Thursday, July 17, 2025
For the past several months, President Trump has been looking for ways to fire Federal Reserve Chairman Jerome Powell for ignoring his calls to lower interest rates. The president knows that he can only dismiss the Fed chair “for cause,” and that relieving him of his post for no tangible reason would surely be met with court challenges. The chaos that such an action would create in the financial markets is perhaps what the president fears the most.
In the past few days, the president and some of his allies have latched on to something that they think provides them the ammunition they have been looking for. They have accused Chair Powell of mismanaging a renovation work at the Federal Reserve building in Washington, D.C. The estimated project cost is currently $2.5 billion, which is said to be about $700 million above the original budget. The cost overrun, the president and his supporters say, demonstrates the Fed chairman’s poor stewardship.

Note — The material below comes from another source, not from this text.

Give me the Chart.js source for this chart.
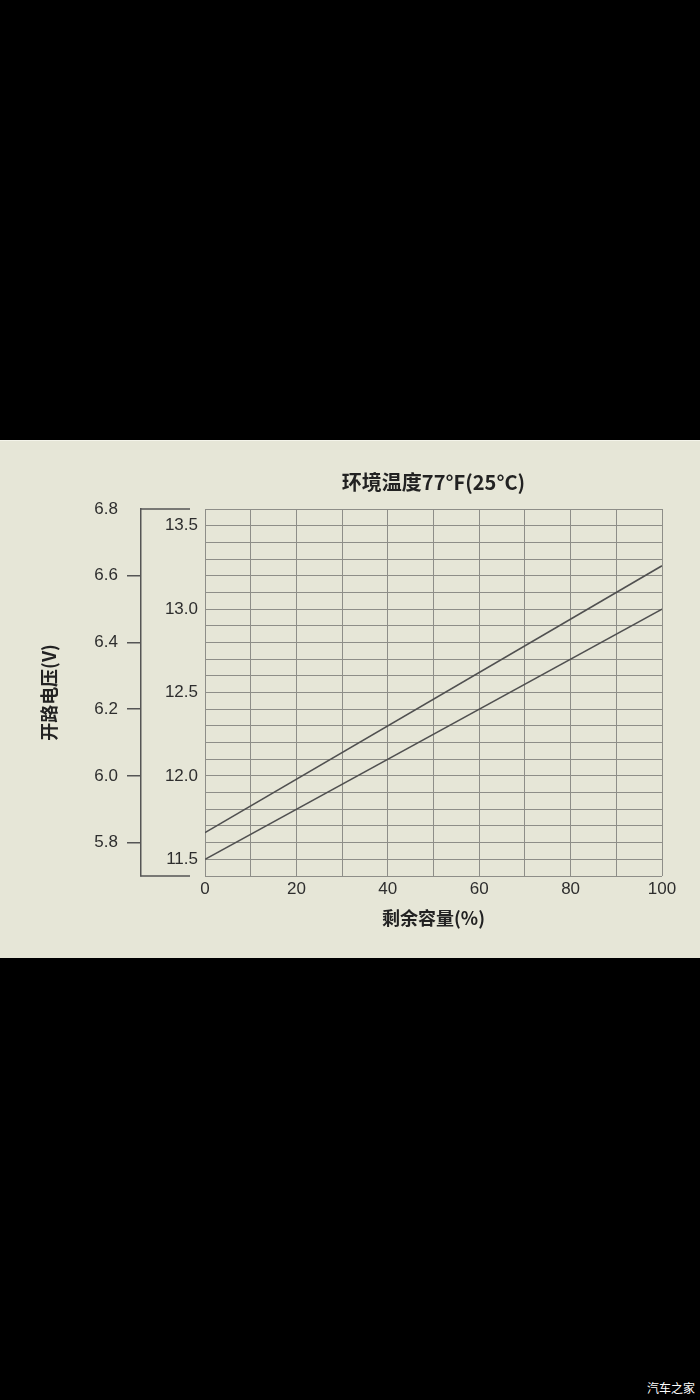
<!DOCTYPE html>
<html>
<head>
<meta charset="utf-8">
<script src="https://cdn.jsdelivr.net/npm/chart.js@4.4.1/dist/chart.umd.min.js"></script>
<style>
html,body{margin:0;padding:0;background:#000;width:700px;height:1400px;overflow:hidden;}
#edge{position:absolute;left:0;top:440px;width:700px;height:1px;background:#f4f4ea;}
#panel{position:absolute;left:0;top:441px;width:700px;height:517px;background:#e6e6d7;}
#panel canvas{position:absolute;left:0;top:0;}
#mark{position:absolute;left:647px;top:1380px;color:#fff;font:12px 'Noto Sans CJK SC',sans-serif;line-height:16px;}
</style>
</head>
<body>
<div id="edge"></div>
<div id="panel"><canvas id="c" width="700" height="517" style="width:700px;height:517px"></canvas></div>
<div id="mark">汽车之家</div>
<script>
// ---- data ----
const capacityPct = [0, 100];
const upperVolts = [11.66, 13.26];
const lowerVolts = [11.5, 13.0];
const xTickLabels = [0, 20, 40, 60, 80, 100];
const innerYLabels = [11.5, 12.0, 12.5, 13.0, 13.5];
const outerYLabels = [5.8, 6.0, 6.2, 6.4, 6.6, 6.8];
const titleText = '环境温度77°F(25°C)';
const xTitleText = '剩余容量(%)';
const yTitleText = '开路电压(V)';

const NUM_FONT = "'Liberation Sans',Arial,sans-serif";
const CJK_FONT = "'Noto Sans CJK SC','Noto Sans',sans-serif";
const GRID = '#8e8e88';
const INK = '#2e2e2e';
const LINE = '#505050';

const near = (a, b) => Math.abs(a - b) < 1e-6;

const bracketPlugin = {
  id: 'bracket',
  afterDraw(chart) {
    const s = chart.scales.y2;
    const ctx = chart.ctx;
    const x0 = s.right;
    const x1 = chart.chartArea.left - 15;
    ctx.save();
    ctx.strokeStyle = '#555';
    ctx.lineWidth = 1.5;
    ctx.beginPath();
    [s.max, s.min].forEach(v => {
      const y = s.getPixelForValue(v);
      ctx.moveTo(x0 - 0.75, y);
      ctx.lineTo(x1, y);
    });
    ctx.stroke();
    ctx.restore();
  }
};

new Chart(document.getElementById('c'), {
  type: 'line',
  data: {
    datasets: [
      { data: capacityPct.map((x, i) => ({ x, y: upperVolts[i] })), yAxisID: 'y' },
      { data: capacityPct.map((x, i) => ({ x, y: lowerVolts[i] })), yAxisID: 'y' }
    ]
  },
  options: {
    responsive: false,
    animation: false,
    devicePixelRatio: 1,
    layout: { padding: { left: 0, right: 38, top: 0, bottom: 0 } },
    elements: {
      line: { borderColor: LINE, borderWidth: 1.6, tension: 0, fill: false },
      point: { radius: 0, hoverRadius: 0 }
    },
    plugins: {
      legend: { display: false },
      tooltip: { enabled: false },
      title: {
        display: true,
        text: titleText,
        fullSize: false,
        color: '#222',
        font: { family: CJK_FONT, size: 20, weight: 'bold' },
        padding: { top: 29, bottom: 15 }
      }
    },
    scales: {
      x: {
        type: 'linear',
        min: 0, max: 100,
        afterBuildTicks(s) { const t = []; for (let i = 0; i <= 10; i++) t.push({ value: i * 10 }); s.ticks = t; },
        afterFit(s) { s.height = 82; },
        grid: { color: GRID, lineWidth: 1, drawTicks: false },
        border: { display: false },
        ticks: {
          autoSkip: false, maxRotation: 0, padding: 3, color: INK,
          font: { family: NUM_FONT, size: 17 },
          callback: v => xTickLabels.some(l => near(l, v)) ? String(v) : ''
        },
        title: {
          display: true, text: xTitleText, color: '#222',
          font: { family: CJK_FONT, size: 18, weight: 'bold' },
          padding: { top: 0, bottom: 29 }
        }
      },
      y: {
        type: 'linear', position: 'left', weight: 0,
        min: 11.4, max: 13.6,
        afterBuildTicks(s) {
          const t = [];
          for (let i = Math.round(s.min * 10); i <= Math.round(s.max * 10); i++) t.push({ value: i / 10 });
          s.ticks = t;
        },
        afterFit(s) { s.width = 64; },
        grid: { color: GRID, lineWidth: 1, drawTicks: false },
        border: { display: false },
        ticks: {
          autoSkip: false, padding: 7, color: INK,
          font: { family: NUM_FONT, size: 17 },
          callback: v => innerYLabels.some(l => near(l, v)) ? v.toFixed(1) : ''
        }
      },
      y2: {
        type: 'linear', position: 'left', weight: 1,
        min: 5.7, max: 6.8,
        afterBuildTicks(s) { s.ticks = outerYLabels.map(v => ({ value: v })); },
        afterFit(s) { s.width = 141; },
        grid: {
          drawOnChartArea: false, drawTicks: true, tickLength: 14, lineWidth: 1.5,
          color: c => (c.tick && near(c.tick.value, 6.8)) ? 'rgba(0,0,0,0)' : '#555'
        },
        border: { display: true, color: '#555', width: 1.5 },
        ticks: {
          autoSkip: false, padding: 9, color: INK,
          font: { family: NUM_FONT, size: 17 },
          callback: v => v.toFixed(1)
        },
        title: {
          display: true, text: yTitleText, color: '#222',
          font: { family: CJK_FONT, size: 18, weight: 'bold' },
          padding: { top: 38, bottom: 0 }
        }
      }
    }
  },
  plugins: [bracketPlugin]
});
</script>
</body>
</html>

It is widely assumed that President Trump will not carry out his threat to fire Chair Powell, and will instead name his successor well before the chairman’s term expires in May next year. Doing so, experts say, would undermine Chair Powell’s authority in the remaining months of his tenure. Most people also think that the president will nominate a loyalist who will be more willing to obey his commands.
It is possible that Chair Powell is making a mistake by waiting to lower interest rates, as the president has been claiming. Some influential economists have criticized the Fed for waiting too long to raise rates as inflation started to accelerate in 2021. But no one can tell for sure that the error is being repeated in the other direction. Mr. Powell says he is taking a wait-and-see approach because it is unclear at this point what effect tariffs might have on inflation. That is a perfectly reasonable argument.
In his recent guest essay in The Economist, Richard Clarida, a professor of economics at Columbia University and a former vice chairman of the Federal Reserve, said this: “Given the president’s relentless attacks on the Fed chief since retaking office in January, his nominee’s commitment to resisting pressure from the White House is sure to be closely scrutinized by Congress and financial markets.” He further wrote: “Moreover, Senate confirmation of the nominee, even under Mr. Trump, is not a rubber stamp. Although Republican senators will be inclined to support the president’s choice, lawmakers take confirmations of Fed chairs very seriously, and by all accounts there is strong bipartisan support in the Senate for the head of the central bank to remain politically independent.”
It is nice to see that Professor Clarida’s faith in the Senate has not been too badly shaken and he is confident that the institution will do its job properly when the time comes to vet the Fed chair nominee. I pray that he is right. Presidents have routinely tried to get the Fed to lower interest rates. But if any previous president had mounted such blatant and coordinated attacks on a Fed boss, at least a handful of senators from the president’s own party would have protested and pointed out the impropriety of that kind of behavior. Unfortunately, we are in a completely different world now. Republican senators have been shamefully silent all these months as a decent, hardworking man is incessantly humiliated publicly.
I vividly recall the shock that most people around the country felt at the end of last year when they learned about President-elect Trump’s cabinet nominees. There was a widespread sense that many of them were unqualified. That, together with the numerous controversies swirling around others, convinced much of the public that a good number of the president’s picks were unconfirmable. All that didn’t matter, however. The Republican-led Senate confirmed every single one of them.
Recently, the nation got another taste of how acquiescent Republicans in Washington have become under President Trump. As the president’s Big, Beautiful Bill was making its way through Congress a couple of weeks ago, the GOP’s deficit hawks insisted for days that there was no way they could vote for it because it would add trillions of dollars to the national debt. In the end, they all abandoned their principles and voted to approve the legislation.
“Lawmakers take confirmations of Fed chairs very seriously,” says Professor Clarida. Many of us thought they did on budget deficits and the national debt as well, but their vote for the Big, Beautiful Bill says otherwise. On the basis of this recent record, one could be forgiven for being skeptical about the ability of Senate Republicans to properly scrutinize President Trump’s nominee to head the Fed. But in life, wonders never end. Perhaps the hitherto pliant lawmakers will pleasantly surprise us when that time comes.